Leave out the pictures and repeat the data exactly.

'''

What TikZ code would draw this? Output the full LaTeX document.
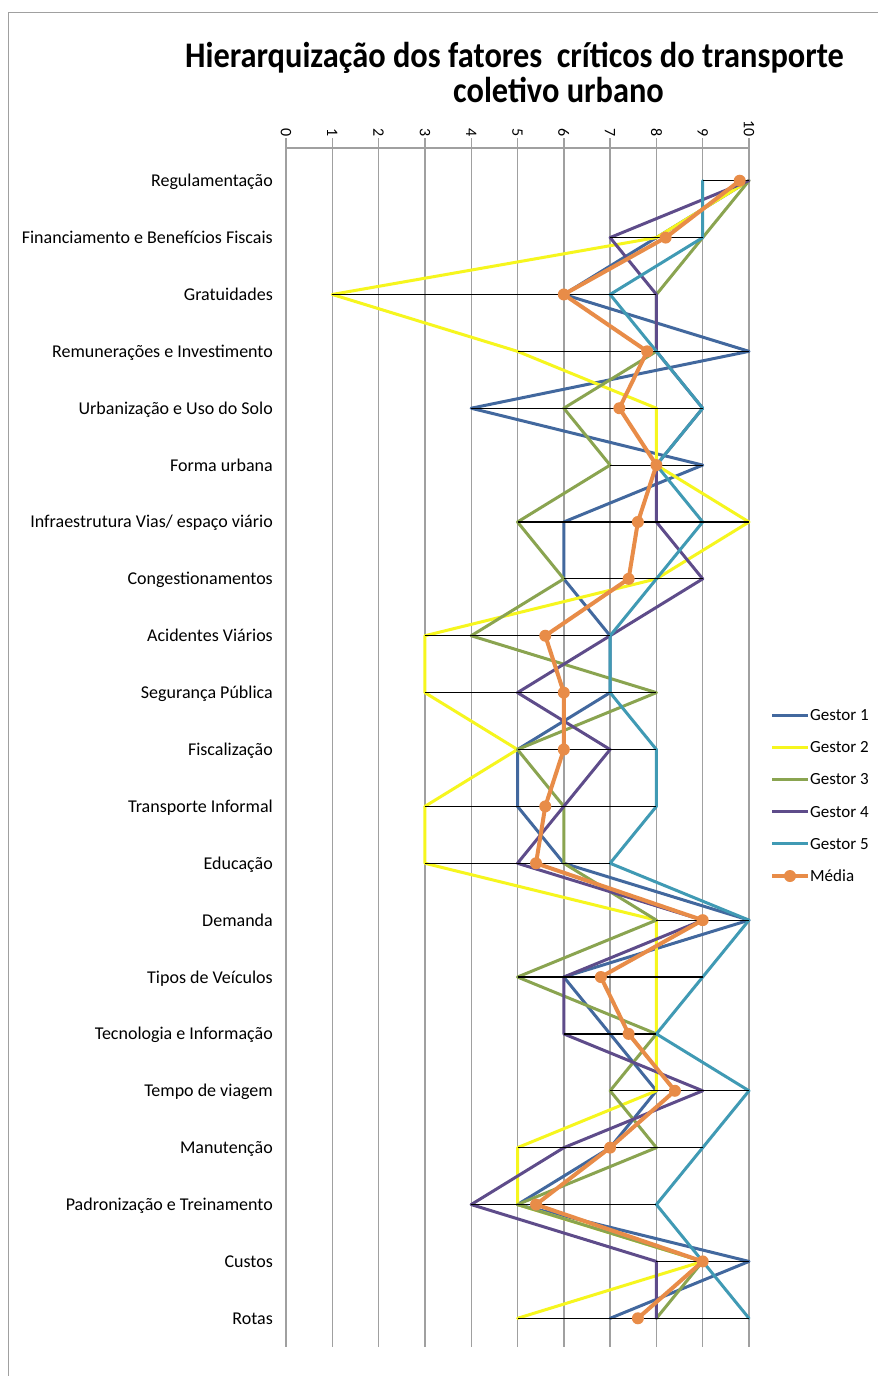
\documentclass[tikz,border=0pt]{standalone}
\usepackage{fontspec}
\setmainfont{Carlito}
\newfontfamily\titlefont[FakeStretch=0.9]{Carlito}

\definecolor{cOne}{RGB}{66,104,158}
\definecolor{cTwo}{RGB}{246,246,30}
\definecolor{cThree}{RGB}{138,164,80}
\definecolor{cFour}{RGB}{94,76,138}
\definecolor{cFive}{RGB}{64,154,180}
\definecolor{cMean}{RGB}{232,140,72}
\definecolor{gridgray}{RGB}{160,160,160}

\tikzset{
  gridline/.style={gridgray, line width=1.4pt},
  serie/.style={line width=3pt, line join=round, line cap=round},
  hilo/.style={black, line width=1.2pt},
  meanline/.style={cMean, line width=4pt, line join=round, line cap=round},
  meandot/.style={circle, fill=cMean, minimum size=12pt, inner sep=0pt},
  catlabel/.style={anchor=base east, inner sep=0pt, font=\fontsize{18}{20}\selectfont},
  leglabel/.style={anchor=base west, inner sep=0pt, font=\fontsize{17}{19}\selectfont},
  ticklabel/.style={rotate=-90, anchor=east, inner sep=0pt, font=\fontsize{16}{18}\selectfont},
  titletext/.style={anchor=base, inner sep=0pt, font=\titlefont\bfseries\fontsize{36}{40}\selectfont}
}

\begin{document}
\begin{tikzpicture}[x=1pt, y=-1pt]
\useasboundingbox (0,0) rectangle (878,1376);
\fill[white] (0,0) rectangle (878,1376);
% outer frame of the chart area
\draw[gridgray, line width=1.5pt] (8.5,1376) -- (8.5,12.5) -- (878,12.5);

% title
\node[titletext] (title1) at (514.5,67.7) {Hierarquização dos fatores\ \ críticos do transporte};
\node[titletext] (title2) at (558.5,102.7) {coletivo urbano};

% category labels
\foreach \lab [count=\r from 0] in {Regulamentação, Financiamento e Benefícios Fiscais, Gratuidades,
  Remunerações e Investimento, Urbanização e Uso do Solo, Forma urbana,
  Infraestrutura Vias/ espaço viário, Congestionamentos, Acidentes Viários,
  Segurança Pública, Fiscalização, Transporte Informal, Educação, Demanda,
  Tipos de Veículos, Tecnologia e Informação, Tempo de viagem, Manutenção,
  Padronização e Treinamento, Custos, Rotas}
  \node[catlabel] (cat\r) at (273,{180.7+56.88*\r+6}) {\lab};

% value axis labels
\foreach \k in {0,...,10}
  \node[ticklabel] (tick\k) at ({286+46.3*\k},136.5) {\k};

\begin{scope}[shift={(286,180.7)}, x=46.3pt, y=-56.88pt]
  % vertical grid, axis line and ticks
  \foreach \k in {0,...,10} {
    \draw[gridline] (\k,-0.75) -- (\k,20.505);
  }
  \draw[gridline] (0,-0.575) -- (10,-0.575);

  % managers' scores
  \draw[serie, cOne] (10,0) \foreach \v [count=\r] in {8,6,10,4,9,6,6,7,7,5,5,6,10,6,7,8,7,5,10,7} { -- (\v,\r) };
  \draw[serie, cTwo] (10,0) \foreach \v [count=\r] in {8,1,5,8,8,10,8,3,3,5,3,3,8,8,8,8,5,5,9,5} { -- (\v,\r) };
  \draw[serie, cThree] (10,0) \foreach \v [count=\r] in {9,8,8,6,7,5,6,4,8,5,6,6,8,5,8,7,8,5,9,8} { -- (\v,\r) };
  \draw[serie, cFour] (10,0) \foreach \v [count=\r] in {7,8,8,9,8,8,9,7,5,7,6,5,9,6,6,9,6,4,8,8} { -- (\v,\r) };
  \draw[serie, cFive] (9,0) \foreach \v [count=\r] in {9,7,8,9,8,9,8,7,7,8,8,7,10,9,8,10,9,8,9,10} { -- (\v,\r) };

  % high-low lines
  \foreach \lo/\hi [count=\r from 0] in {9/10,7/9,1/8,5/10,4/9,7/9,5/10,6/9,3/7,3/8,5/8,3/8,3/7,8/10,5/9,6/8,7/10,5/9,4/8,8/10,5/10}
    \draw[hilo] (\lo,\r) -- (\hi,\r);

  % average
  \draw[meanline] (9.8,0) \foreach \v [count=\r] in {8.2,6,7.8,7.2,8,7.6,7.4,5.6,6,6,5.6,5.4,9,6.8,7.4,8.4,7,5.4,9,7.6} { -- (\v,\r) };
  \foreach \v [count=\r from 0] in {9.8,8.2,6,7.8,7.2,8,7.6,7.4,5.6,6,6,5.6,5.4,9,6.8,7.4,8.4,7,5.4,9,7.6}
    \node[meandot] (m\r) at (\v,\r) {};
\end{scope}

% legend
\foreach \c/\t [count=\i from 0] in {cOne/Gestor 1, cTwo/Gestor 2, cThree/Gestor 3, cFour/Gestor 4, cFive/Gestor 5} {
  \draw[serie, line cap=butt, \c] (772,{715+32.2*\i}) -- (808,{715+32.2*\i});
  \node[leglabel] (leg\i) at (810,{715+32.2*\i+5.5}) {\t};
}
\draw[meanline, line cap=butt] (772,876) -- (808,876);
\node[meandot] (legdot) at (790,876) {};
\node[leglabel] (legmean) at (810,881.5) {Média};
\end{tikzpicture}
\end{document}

'''

[Solution below]:
What TikZ code would draw this? Output the full LaTeX document.
\documentclass[tikz,border=0pt]{standalone}
\usepackage{fontspec}
\setmainfont{Carlito}
\newfontfamily\titlefont[FakeStretch=0.9]{Carlito}

\definecolor{cOne}{RGB}{66,104,158}
\definecolor{cTwo}{RGB}{246,246,30}
\definecolor{cThree}{RGB}{138,164,80}
\definecolor{cFour}{RGB}{94,76,138}
\definecolor{cFive}{RGB}{64,154,180}
\definecolor{cMean}{RGB}{232,140,72}
\definecolor{gridgray}{RGB}{160,160,160}

\tikzset{
  gridline/.style={gridgray, line width=1.4pt},
  serie/.style={line width=3pt, line join=round, line cap=round},
  hilo/.style={black, line width=1.2pt},
  meanline/.style={cMean, line width=4pt, line join=round, line cap=round},
  meandot/.style={circle, fill=cMean, minimum size=12pt, inner sep=0pt},
  catlabel/.style={anchor=base east, inner sep=0pt, font=\fontsize{18}{20}\selectfont},
  leglabel/.style={anchor=base west, inner sep=0pt, font=\fontsize{17}{19}\selectfont},
  ticklabel/.style={rotate=-90, anchor=east, inner sep=0pt, font=\fontsize{16}{18}\selectfont},
  titletext/.style={anchor=base, inner sep=0pt, font=\titlefont\bfseries\fontsize{36}{40}\selectfont}
}

\begin{document}
\begin{tikzpicture}[x=1pt, y=-1pt]
\useasboundingbox (0,0) rectangle (878,1376);
\fill[white] (0,0) rectangle (878,1376);
% outer frame of the chart area
\draw[gridgray, line width=1.5pt] (8.5,1376) -- (8.5,12.5) -- (878,12.5);

% title
\node[titletext] (title1) at (514.5,67.7) {Hierarquização dos fatores\ \ críticos do transporte};
\node[titletext] (title2) at (558.5,102.7) {coletivo urbano};

% category labels
\foreach \lab [count=\r from 0] in {Regulamentação, Financiamento e Benefícios Fiscais, Gratuidades,
  Remunerações e Investimento, Urbanização e Uso do Solo, Forma urbana,
  Infraestrutura Vias/ espaço viário, Congestionamentos, Acidentes Viários,
  Segurança Pública, Fiscalização, Transporte Informal, Educação, Demanda,
  Tipos de Veículos, Tecnologia e Informação, Tempo de viagem, Manutenção,
  Padronização e Treinamento, Custos, Rotas}
  \node[catlabel] (cat\r) at (273,{180.7+56.88*\r+6}) {\lab};

% value axis labels
\foreach \k in {0,...,10}
  \node[ticklabel] (tick\k) at ({286+46.3*\k},136.5) {\k};

\begin{scope}[shift={(286,180.7)}, x=46.3pt, y=-56.88pt]
  % vertical grid, axis line and ticks
  \foreach \k in {0,...,10} {
    \draw[gridline] (\k,-0.75) -- (\k,20.505);
  }
  \draw[gridline] (0,-0.575) -- (10,-0.575);

  % managers' scores
  \draw[serie, cOne] (10,0) \foreach \v [count=\r] in {8,6,10,4,9,6,6,7,7,5,5,6,10,6,7,8,7,5,10,7} { -- (\v,\r) };
  \draw[serie, cTwo] (10,0) \foreach \v [count=\r] in {8,1,5,8,8,10,8,3,3,5,3,3,8,8,8,8,5,5,9,5} { -- (\v,\r) };
  \draw[serie, cThree] (10,0) \foreach \v [count=\r] in {9,8,8,6,7,5,6,4,8,5,6,6,8,5,8,7,8,5,9,8} { -- (\v,\r) };
  \draw[serie, cFour] (10,0) \foreach \v [count=\r] in {7,8,8,9,8,8,9,7,5,7,6,5,9,6,6,9,6,4,8,8} { -- (\v,\r) };
  \draw[serie, cFive] (9,0) \foreach \v [count=\r] in {9,7,8,9,8,9,8,7,7,8,8,7,10,9,8,10,9,8,9,10} { -- (\v,\r) };

  % high-low lines
  \foreach \lo/\hi [count=\r from 0] in {9/10,7/9,1/8,5/10,4/9,7/9,5/10,6/9,3/7,3/8,5/8,3/8,3/7,8/10,5/9,6/8,7/10,5/9,4/8,8/10,5/10}
    \draw[hilo] (\lo,\r) -- (\hi,\r);

  % average
  \draw[meanline] (9.8,0) \foreach \v [count=\r] in {8.2,6,7.8,7.2,8,7.6,7.4,5.6,6,6,5.6,5.4,9,6.8,7.4,8.4,7,5.4,9,7.6} { -- (\v,\r) };
  \foreach \v [count=\r from 0] in {9.8,8.2,6,7.8,7.2,8,7.6,7.4,5.6,6,6,5.6,5.4,9,6.8,7.4,8.4,7,5.4,9,7.6}
    \node[meandot] (m\r) at (\v,\r) {};
\end{scope}

% legend
\foreach \c/\t [count=\i from 0] in {cOne/Gestor 1, cTwo/Gestor 2, cThree/Gestor 3, cFour/Gestor 4, cFive/Gestor 5} {
  \draw[serie, line cap=butt, \c] (772,{715+32.2*\i}) -- (808,{715+32.2*\i});
  \node[leglabel] (leg\i) at (810,{715+32.2*\i+5.5}) {\t};
}
\draw[meanline, line cap=butt] (772,876) -- (808,876);
\node[meandot] (legdot) at (790,876) {};
\node[leglabel] (legmean) at (810,881.5) {Média};
\end{tikzpicture}
\end{document}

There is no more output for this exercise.